According to the RAND-MIPT terrorism database—the most comprehensive available—there were 10,119 international terrorist incidents worldwide between 1968 and April 2007. Those attacks took the lives of 14,790 people, an average annual worldwide death toll of 379. Clearly, what the world saw that September morning was completely out of line with everything that went before or since. Terrorism is hideous, and every death it inflicts is a tragedy and a crime. But still, 379 deaths worldwide annually is a very small number. In 2003, in the United States alone, 497 people accidentally suffocated in bed; 396 were unintentionally electrocuted; 515 drowned in swimming pools; 347 were killed by police officers. And 16,503 Americans were murdered by garden-variety criminals.

And that 379 figure actually overstates the toll inflicted on Americans, Britons, and other residents of the Western world because most deaths caused by international terrorism happen in distant, tumultuous regions like Kashmir.

In North America, between 1968 and 2007, all international terrorist incidents combined—including 9/11—killed 3,765 people. That is only slightly more than the number of Americans killed while riding a motorcycle in the single year of 2003. In Western Europe, the death toll due to international terrorism between 1968 and April 2007 was 1,233. That is 6 percent of the number of lives believed lost every year in Europe to the naturally occurring radon gas that few people pay the slightest attention to.

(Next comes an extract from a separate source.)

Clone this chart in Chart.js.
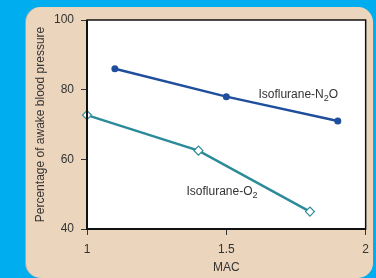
<!DOCTYPE html>
<html>
<head>
  <title>Isoflurane MAC Chart</title>
  <script src="https://cdn.jsdelivr.net/npm/chart.js"></script>
  <style>
    body { margin: 0; background: #00aeef; width: 376px; height: 278px; overflow: hidden; position: relative; }
    #panel { position: absolute; left: 26px; top: 7px; width: 347px; height: 271px;
             background: #ecd5bd; border-radius: 15px; box-shadow: -1px 0 0 #9aa; }
    #wrap { position: absolute; left: 0; top: 0; width: 376px; height: 278px; }
  </style>
</head>
<body>
  <div id="panel"></div>
  <div id="wrap"><canvas id="macChart" width="376" height="278"></canvas></div>
  <script>
    // values
    const n2oMac = [1.1, 1.5, 1.9];
    const n2oPct = [86, 78, 71];
    const o2Mac  = [1.0, 1.4, 1.8];
    const o2Pct  = [72.7, 62.5, 45];
    const xTicks = [1, 1.5, 2];
    const yTicks = [40, 60, 80, 100];

    // series labels, anchored in data units
    const seriesLabels = [
      { base: 'Isoflurane-N', sub: '2', tail: 'O', mac: 1.615, pct: 78.6 },
      { base: 'Isoflurane-O', sub: '2', tail: '',  mac: 1.357, pct: 50.6 }
    ];

    const toPoints = (xs, ys) => xs.map((x, i) => ({ x: x, y: ys[i] }));

    const plotBox = {
      id: 'plotBox',
      beforeDatasetsDraw(chart) {
        const { ctx, chartArea: a } = chart;
        ctx.save();
        ctx.fillStyle = '#fff';
        ctx.fillRect(a.left, a.top, a.right - a.left, a.bottom - a.top);
        ctx.restore();
      },
      afterDraw(chart) {
        const { ctx, chartArea: a, scales } = chart;
        ctx.save();
        ctx.strokeStyle = '#111';
        ctx.lineWidth = 1.5;
        ctx.strokeRect(a.left, a.top, a.right - a.left, a.bottom - a.top);
        ctx.lineWidth = 2;
        ctx.beginPath();
        ctx.moveTo(a.left, a.top); ctx.lineTo(a.left, a.bottom); ctx.lineTo(a.right, a.bottom);
        ctx.stroke();
        // series labels with subscript
        ctx.fillStyle = '#333';
        ctx.textBaseline = 'middle';
        seriesLabels.forEach(l => {
          let x = scales.x.getPixelForValue(l.mac);
          const y = scales.y.getPixelForValue(l.pct);
          ctx.font = '12px "Liberation Sans", Arial, sans-serif';
          ctx.fillText(l.base, x, y);
          x += ctx.measureText(l.base).width;
          ctx.font = '9px "Liberation Sans", Arial, sans-serif';
          ctx.fillText(l.sub, x, y + 3.5);
          x += ctx.measureText(l.sub).width;
          ctx.font = '12px "Liberation Sans", Arial, sans-serif';
          if (l.tail) ctx.fillText(l.tail, x, y);
        });
        ctx.restore();
      }
    };

    const ctx = document.getElementById('macChart').getContext('2d');
    const chart = new Chart(ctx, {
      type: 'line',
      data: {
        datasets: [{
          label: 'Isoflurane-N2O',
          data: toPoints(n2oMac, n2oPct),
          borderColor: '#1f4f9c',
          backgroundColor: '#1f4f9c',
          borderWidth: 2.5,
          pointRadius: 3.5,
          pointBorderWidth: 0,
          clip: false
        }, {
          label: 'Isoflurane-O2',
          data: toPoints(o2Mac, o2Pct),
          borderColor: '#2b8b98',
          backgroundColor: '#fff',
          borderWidth: 2.5,
          pointStyle: 'rectRot',
          pointRadius: 4.5,
          pointBorderWidth: 1.2,
          clip: false
        }]
      },
      options: {
        responsive: false,
        animation: false,
        layout: { padding: { left: 0, top: 20, right: 9, bottom: 0 } },
        plugins: { legend: { display: false }, tooltip: { enabled: false } },
        scales: {
          x: {
            type: 'linear',
            min: 1, max: 2,
            afterBuildTicks: s => { s.ticks = xTicks.map(v => ({ value: v })); },
            afterFit: s => { s.height = 49; },
            grid: { drawOnChartArea: false, tickLength: 6, color: '#333', tickWidth: 1 },
            border: { display: false },
            ticks: { color: '#333', padding: 7, font: { size: 12, family: '"Liberation Sans", Arial' },
                     maxRotation: 0, callback: v => String(v) },
            title: { display: true, text: 'MAC', color: '#333', padding: { bottom: 3, top: 0 },
                     font: { size: 12, family: '"Liberation Sans", Arial' } }
          },
          y: {
            min: 40, max: 100,
            afterBuildTicks: s => { s.ticks = yTicks.map(v => ({ value: v })); },
            afterFit: s => { s.width = 87; },
            grid: { drawOnChartArea: false, tickLength: 6, color: '#333', tickWidth: 1 },
            border: { display: false },
            ticks: { color: '#333', padding: 7, font: { size: 12, family: '"Liberation Sans", Arial' } },
            title: { display: true, text: 'Percentage of awake blood pressure', color: '#333',
                     padding: { top: 33, bottom: 0 },
                     font: { size: 12, family: '"Liberation Sans", Arial' } }
          }
        }
      },
      plugins: [plotBox]
    });
  </script>
</body>
</html>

The enormity of 9/11 in our consciousness also obscures an important trend. From the 1960s until the early 1990s, the number of international terrorist incidents steadily increased, but when the Soviet Union collapsed, so did terrorism. The peak was reached in 1991, when there were 450 incidents recorded in the RAND-MIPT terrorism database. By 2000, that number had plummeted to 100. In 2000, the trend reversed. By 2004, incidents had soared to 400 a year. But Andrew Mack, the director of the Human Security Centre at the University of British Columbia, which tracks international violence, notes that if you take the Middle East out of the equation, the trend is flat. If South Asia is also taken out, the decline in international terrorism that started at the end of the Cold War actually continued. “That suggests there has been a net decline in terrorism in all regions of the world except the Middle East and South Asia from the early 1990s,” Mack concludes.

In March 2005, ABC News reported it had obtained a secret thirty-two-page FBI report that suggested there was a simple reason that networks of Osama bin Laden’s operatives hadn’t been uncovered in the United States: There may be nothing to uncover.